Amava Eve, ed era un sentimento abbastanza forte da poter passare sopra
a tutto
ciò che era accaduto in quei tre lunghi anni. Amava entrambi
e a modo loro lo
riamavano. Amava due persone nello stesso momento e credeva di averle
perse
definitivamente entrambe, ma alla fine erano ancora lì con
lui.
“Piantala
di fare l’idiota, fratello, e baciala!”
Adesso
le personificazioni si
mettevano anche a parlare nella testa di un semidio qualunque?
Bè, forse tutto
sommato il coraggio di prendere una decisione definitiva era proprio
ciò di cui
aveva bisogno.
Le
accarezzò il profilo della
mandibola, annullando lentamente la distanza che li separava.
“Meno
sdolcinatezze e più azione.”
“Potremmo
avere un po’ di privacy?
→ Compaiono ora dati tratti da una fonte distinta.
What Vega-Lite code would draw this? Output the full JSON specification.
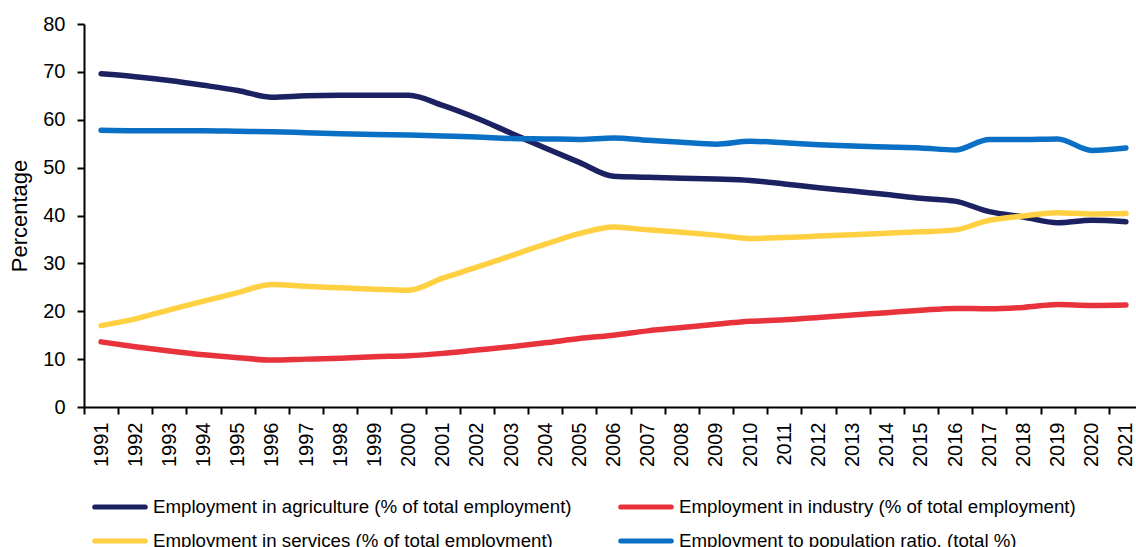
{
  "$schema": "https://vega.github.io/schema/vega-lite/v6.json",
  "autosize": "none",
  "width": 1059,
  "height": 383,
  "padding": {"left": 84, "top": 24, "right": 0, "bottom": 140},
  "background": "white",
  "config": {
    "view": {"stroke": null},
    "font": "Liberation Sans"
  },
  "data": {
    "values": [
      {"year": "1991", "a": 69.6, "i": 13.6, "s": 17.0, "r": 57.8},
      {"year": "1992", "a": 69.0, "i": 12.6, "s": 18.4, "r": 57.7},
      {"year": "1993", "a": 68.2, "i": 11.7, "s": 20.3, "r": 57.7},
      {"year": "1994", "a": 67.2, "i": 10.9, "s": 22.1, "r": 57.7},
      {"year": "1995", "a": 66.1, "i": 10.3, "s": 23.9, "r": 57.6},
      {"year": "1996", "a": 64.7, "i": 9.8, "s": 25.6, "r": 57.5},
      {"year": "1997", "a": 65.0, "i": 10.0, "s": 25.2, "r": 57.3},
      {"year": "1998", "a": 65.1, "i": 10.2, "s": 24.9, "r": 57.1},
      {"year": "1999", "a": 65.1, "i": 10.5, "s": 24.6, "r": 56.9},
      {"year": "2000", "a": 65.1, "i": 10.7, "s": 24.4, "r": 56.8},
      {"year": "2001", "a": 63.0, "i": 11.2, "s": 26.9, "r": 56.6},
      {"year": "2002", "a": 60.3, "i": 11.9, "s": 29.2, "r": 56.4},
      {"year": "2003", "a": 57.2, "i": 12.6, "s": 31.6, "r": 56.1},
      {"year": "2004", "a": 54.1, "i": 13.4, "s": 34.0, "r": 56.0},
      {"year": "2005", "a": 51.1, "i": 14.3, "s": 36.2, "r": 55.9},
      {"year": "2006", "a": 48.2, "i": 15.0, "s": 37.6, "r": 56.2},
      {"year": "2007", "a": 48.0, "i": 15.9, "s": 37.0, "r": 55.7},
      {"year": "2008", "a": 47.8, "i": 16.6, "s": 36.5, "r": 55.3},
      {"year": "2009", "a": 47.6, "i": 17.3, "s": 35.9, "r": 54.9},
      {"year": "2010", "a": 47.3, "i": 17.9, "s": 35.2, "r": 55.5},
      {"year": "2011", "a": 46.6, "i": 18.2, "s": 35.4, "r": 55.2},
      {"year": "2012", "a": 45.8, "i": 18.7, "s": 35.7, "r": 54.8},
      {"year": "2013", "a": 45.1, "i": 19.2, "s": 36.0, "r": 54.5},
      {"year": "2014", "a": 44.4, "i": 19.7, "s": 36.3, "r": 54.3},
      {"year": "2015", "a": 43.6, "i": 20.2, "s": 36.6, "r": 54.1},
      {"year": "2016", "a": 43.0, "i": 20.6, "s": 37.0, "r": 53.7},
      {"year": "2017", "a": 40.8, "i": 20.5, "s": 39.0, "r": 55.9},
      {"year": "2018", "a": 39.7, "i": 20.8, "s": 39.9, "r": 55.9},
      {"year": "2019", "a": 38.5, "i": 21.4, "s": 40.6, "r": 56.0},
      {"year": "2020", "a": 39.0, "i": 21.2, "s": 40.3, "r": 53.6},
      {"year": "2021", "a": 38.7, "i": 21.3, "s": 40.4, "r": 54.1}
    ]
  },
  "transform": [
    {"fold": ["a", "i", "s", "r"], "as": ["key", "value"]},
    {"lookup": "key", "from": {"data": {"values": [
      {"key": "a", "series": "Employment in agriculture (% of total employment)"},
      {"key": "i", "series": "Employment in industry (% of total employment)"},
      {"key": "s", "series": "Employment in services (% of total employment)"},
      {"key": "r", "series": "Employment to population ratio, (total %)"}
    ]}, "key": "key", "fields": ["series"]}}
  ],
  "mark": {"type": "line", "interpolate": "monotone", "strokeWidth": 5.5, "strokeCap": "round", "strokeJoin": "round"},
  "encoding": {
    "x": {
      "field": "year", "type": "ordinal", "bandPosition": 0.5,
      "scale": {"type": "band", "paddingInner": 0, "paddingOuter": 0},
      "axis": {
        "title": null, "labelAngle": 270, "labelAlign": "right", "labelBaseline": "middle",
        "labelFontSize": 20, "labelColor": "black", "labelPadding": 8,
        "tickBand": "extent", "tickSize": 7, "tickWidth": 2, "tickColor": "black",
        "domainColor": "black", "domainWidth": 2, "grid": false
      }
    },
    "y": {
      "field": "value", "type": "quantitative",
      "scale": {"domain": [0, 80], "nice": false},
      "axis": {
        "title": "Percentage", "titleFontSize": 22, "titleFontWeight": "normal", "titleColor": "black", "titlePadding": 11,
        "values": [0, 10, 20, 30, 40, 50, 60, 70, 80],
        "labelFontSize": 20, "labelColor": "black", "labelPadding": 12,
        "tickSize": 7, "tickWidth": 2, "tickColor": "black",
        "domainColor": "black", "domainWidth": 2, "grid": false
      }
    },
    "color": {
      "field": "series", "type": "nominal",
      "scale": {
        "domain": [
          "Employment in agriculture (% of total employment)",
          "Employment in industry (% of total employment)",
          "Employment in services (% of total employment)",
          "Employment to population ratio, (total %)"
        ],
        "range": ["#1b2161", "#e8333d", "#ffd042", "#0a70c5"]
      },
      "legend": {
        "title": null, "orient": "none", "legendX": 8, "legendY": 471,
        "direction": "horizontal", "columns": 2,
        "symbolType": "stroke", "symbolSize": 2560, "symbolStrokeWidth": 5,
        "labelFontSize": 18.7, "labelColor": "black", "labelOffset": 5, "labelLimit": 0,
        "clipHeight": 24,
        "columnPadding": 46, "rowPadding": 10, "padding": 0,
        "encode": {"symbols": {"update": {"strokeCap": {"value": "round"}}}}
      }
    }
  }
}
Sei più
invadente di mio padre.”
La
risata di Jack echeggiò
nella sua testa. “Agli
ordini.”
Le
accarezzò le labbra con le
sue e le catturò in un bacio lento e dolce. Sorrise quando
sentì Eve cingergli
il collo con le braccia e ricambiarlo.
Dopo
la guerra aveva creduto
che fosse giunta la fine, quella con la “f”
maiuscola, ma si sbagliava. Quello
era solo un nuovo, meraviglioso, inizio.